Hierro – Gabe Ibáñez (2009)

“O oğlum değil! O oğlum değil! Eminim bundan”

Oğlu kaybolan bir kadının umutsuz arayış çabasının hikâyesi.

İspanyol yönetmen Gabe Ibáñez’in ilk uzun metrajlı filmi. Çocuğu kayıp olan bir annenin hikâyesini anlatmaya soyunan film bu trajik olayın sahip olduğu dramatik gücü korku, gerilim ve belirsizlik öğeleri ile harmanlamayı deneyen ama yeterince başarılı olamayan bir çalışma.

Bir feribot seyahati sırasında kaybolan çocuğun annesinin daha sonraki su fobisi, dozu kaçmış rüya sahnelerinde yerden havaya doğru yağan su ve sık sık görüntüye gelen dalgalar amaçlananın aksine bir bütünsellik yaratmıyor ve daha çok sık başvurulan klişelerin bir tekrarı gibi görünüyor film boyunca. Issız görünen adadaki tekinsiz karakterler ve yürekleri hoplatmayı deneyen ani hareketler, baş karakterimiz gizlice girdiği bir evin içinde iken aniden sırtına dokunan bir el gibi, filme bir yenilik veya yaratıcılık havası katmaktan çok sıradan bir görüntüye sahipler çoğunlukla.

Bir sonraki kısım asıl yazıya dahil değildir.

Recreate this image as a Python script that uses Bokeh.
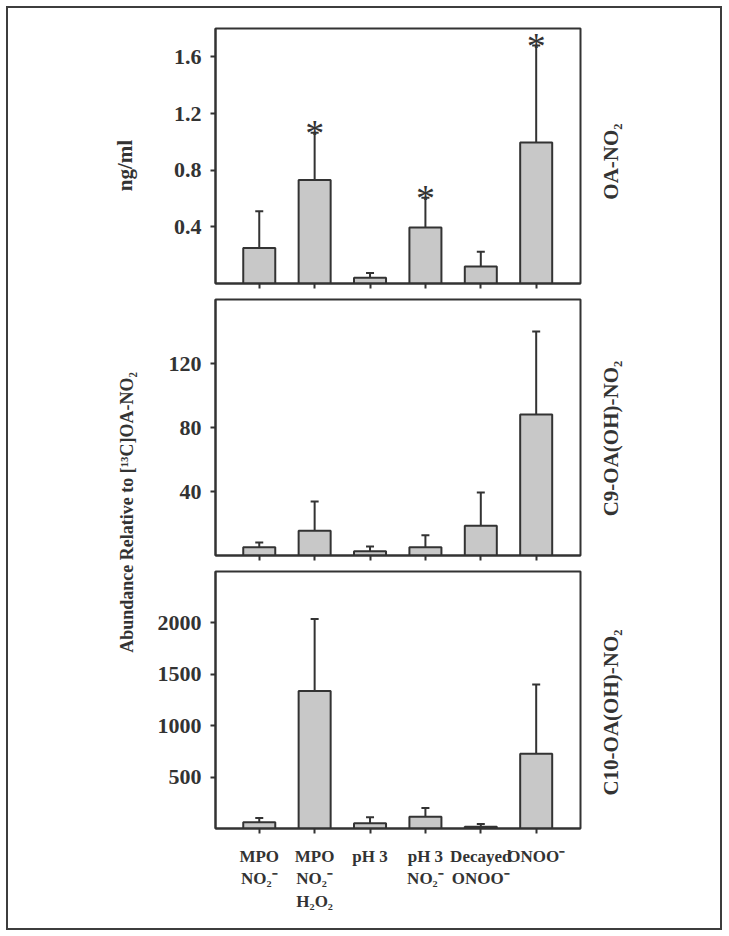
import math
from bokeh.plotting import figure
from bokeh.layouts import row, column
from bokeh.models import Range1d, FixedTicker, Whisker, TeeHead, ColumnDataSource
from bokeh.core.properties import value
from bokeh.embed import file_html
from bokeh.resources import INLINE

# ---------------- data ----------------
conditions = ["MPO\nNO\u2082\u207b", "MPO\nNO\u2082\u207b\nH\u2082O\u2082", "pH 3",
              "pH 3\nNO\u2082\u207b", "Decayed\nONOO\u207b", "ONOO\u207b"]
positions = [0, 1, 2, 3, 4, 5]

oa_no2_mean = [0.25, 0.73, 0.04, 0.395, 0.12, 0.995]
oa_no2_err = [0.26, 0.335, 0.035, 0.21, 0.105, 0.685]
oa_no2_sig = [False, True, False, True, False, True]
oa_no2_ticks = [0.4, 0.8, 1.2, 1.6]

c9_mean = [5.1, 15.5, 2.6, 5.1, 18.6, 88.2]
c9_err = [3.1, 18.3, 3.1, 7.5, 20.8, 51.8]
c9_ticks = [40, 80, 120]

c10_mean = [60, 1338, 50, 115, 18, 728]
c10_err = [42, 701, 59, 85, 25, 672]
c10_ticks = [500, 1000, 1500, 2000]

panel_names = ["OA-NO\u2082", "C9-OA(OH)-NO\u2082", "C10-OA(OH)-NO\u2082"]
y_title_top = "ng/ml"
y_title_main = "Abundance Relative to [\u00b9\u00b3C]OA-NO\u2082"

# ---------------- style ----------------
FONT = "Liberation Serif"
INK = "#333333"
BAR = "#c8c8c8"
X_LO, X_HI = -0.79, 5.80
H = 920          # total content height
PANEL_W = 440


def make_panel(means, errs, ymax, ticks, height, b_top, b_bottom,
               show_labels, sig=None):
    p = figure(width=PANEL_W, height=height, x_range=Range1d(X_LO, X_HI),
               y_range=Range1d(0, ymax), output_backend="svg",
               toolbar_location=None, min_border_left=65, min_border_right=10,
               min_border_top=b_top, min_border_bottom=b_bottom)
    p.grid.visible = False
    p.background_fill_color = "white"
    p.border_fill_color = "white"
    p.outline_line_color = INK
    p.outline_line_width = 2

    upper = [m + e for m, e in zip(means, errs)]
    src = ColumnDataSource(dict(x=positions, mean=means, upper=upper))
    p.vbar(x="x", top="mean", bottom=0, width=0.578, source=src,
           fill_color=BAR, line_color=INK, line_width=2)
    w = Whisker(base="x", lower="mean", upper="upper", source=src,
                dimension="height", line_color=INK, line_width=2,
                lower_head=None,
                upper_head=TeeHead(size=8, line_color=INK, line_width=2))
    p.add_layout(w)

    if sig is not None:
        sx = [x for x, s in zip(positions, sig) if s]
        sy = [u for u, s in zip(upper, sig) if s]
        p.text(x=sx, y=sy, text=["*"] * len(sx), text_font=value(FONT),
               text_font_size="38px", text_color=INK, text_align="center",
               text_baseline="alphabetic", y_offset=0)

    ya = p.yaxis[0]
    ya.ticker = FixedTicker(ticks=ticks)
    ya.major_tick_out = 5
    ya.major_tick_in = 0
    ya.minor_tick_line_color = None
    ya.axis_line_color = INK
    ya.axis_line_width = 2
    ya.major_tick_line_color = INK
    ya.major_tick_line_width = 2
    ya.major_label_text_font = FONT
    ya.major_label_text_font_style = "bold"
    ya.major_label_text_font_size = "22px"
    ya.major_label_text_color = INK
    ya.major_label_standoff = 9

    xa = p.xaxis[0]
    xa.axis_line_color = INK
    xa.axis_line_width = 2
    if show_labels:
        xa.ticker = FixedTicker(ticks=positions)
        xa.major_tick_out = 5
        xa.major_tick_in = 0
        xa.minor_tick_line_color = None
        xa.major_tick_line_color = INK
        xa.major_tick_line_width = 2
        xa.major_label_overrides = {i: c for i, c in zip(positions, conditions)}
        xa.major_label_text_font = FONT
        xa.major_label_text_font_style = "bold"
        xa.major_label_text_font_size = "17px"
        xa.major_label_text_color = INK
        xa.major_label_standoff = 13
    else:
        # ticks only, no labels: use minor ticks at the bar positions
        xa.ticker = FixedTicker(ticks=[], minor_ticks=positions)
        xa.major_tick_line_color = None
        xa.minor_tick_out = 5
        xa.minor_tick_in = 0
        xa.minor_tick_line_color = INK
        xa.minor_tick_line_width = 2
    return p


p1 = make_panel(oa_no2_mean, oa_no2_err, 1.8, oa_no2_ticks,
                283, 20, 8, False, sig=oa_no2_sig)
p2 = make_panel(c9_mean, c9_err, 160, c9_ticks, 272, 8, 8, False)
p3 = make_panel(c10_mean, c10_err, 2500, c10_ticks, 365, 8, 100, True)


def strip(width):
    s = figure(width=width, height=H, x_range=Range1d(0, width),
               y_range=Range1d(0, H), x_axis_location=None,
               y_axis_location=None, output_backend="svg",
               toolbar_location=None, min_border=0)
    s.grid.visible = False
    s.outline_line_color = None
    return s


txt = dict(angle=math.pi / 2, text_font=value(FONT), text_font_style="bold",
           text_color=INK, text_align="center", text_baseline="middle")

# left strip: y titles
left = strip(142)
left.text(x=[116], y=[H - 157], text=[y_title_top], text_font_size="21px", **txt)
left.text(x=[118], y=[H - 504], text=[y_title_main], text_font_size="18px", **txt)

# right strip: panel names
right = strip(130)
right.text(x=[20, 20, 20], y=[H - 153, H - 430, H - 704], text=panel_names,
           text_font_size="21px", **txt)

layout = row(left, column(p1, p2, p3), right)
layout.styles = {"border": "2px solid #3d3d3d", "margin": "6px"}

open("out.html", "w").write(file_html(layout, INLINE))
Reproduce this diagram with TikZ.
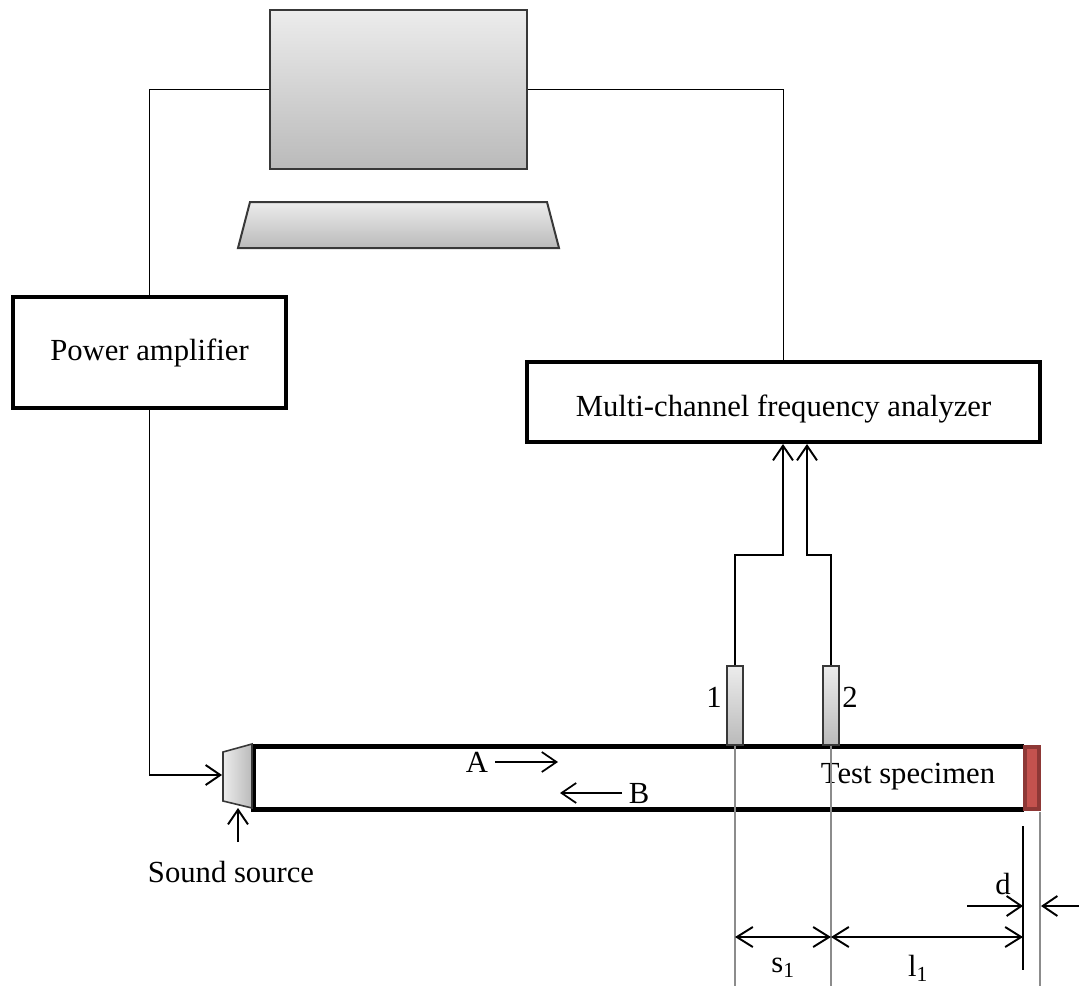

Sıklıkla başvurulan bu trükler biraz daha ekonomik kullanılabilse ve filmdeki trajediyi bastırmak yerine onu besleyen bir biçim alsa film çok daha farklı noktalara gidebilirmiş.

Baş karakteri canlandıran Elena Anaya filmin en büyük kozu. Güzelliğini oyunu gücü ile birleştiren sanatçı senaryodaki başta kadının olayı kendi başına çözmek için giriştiği çabalar olmak üzere kimi yeterince inandırıcı olmayan noktalara rağmen hikâyeyi seyredilebilir kılımayı başarıyor ve bunu nerede ise tek başına yapıyor. Başta ada görüntüleri olmak üzere başarılı bir görüntü yönetiminin olduğunu da söylemek gerek. Görsellikteki başarı filmin ağırlıklı olarak senaryodan kaynaklanan kusurlarını zaman zaman örtüyor ama bu durum da konsantrasyonunuzu görüntülerden hikâyeye çevirdiğinizde o alandaki eksiklikleri daha fazla hissetmenize yol açıyor. Oysa yönetmen başta açılıştaki hayli sert ve çarpıcı kaza sahnesi olmak üzere yeteneklerini sergileyebildiği anlar da yaratmış filmde.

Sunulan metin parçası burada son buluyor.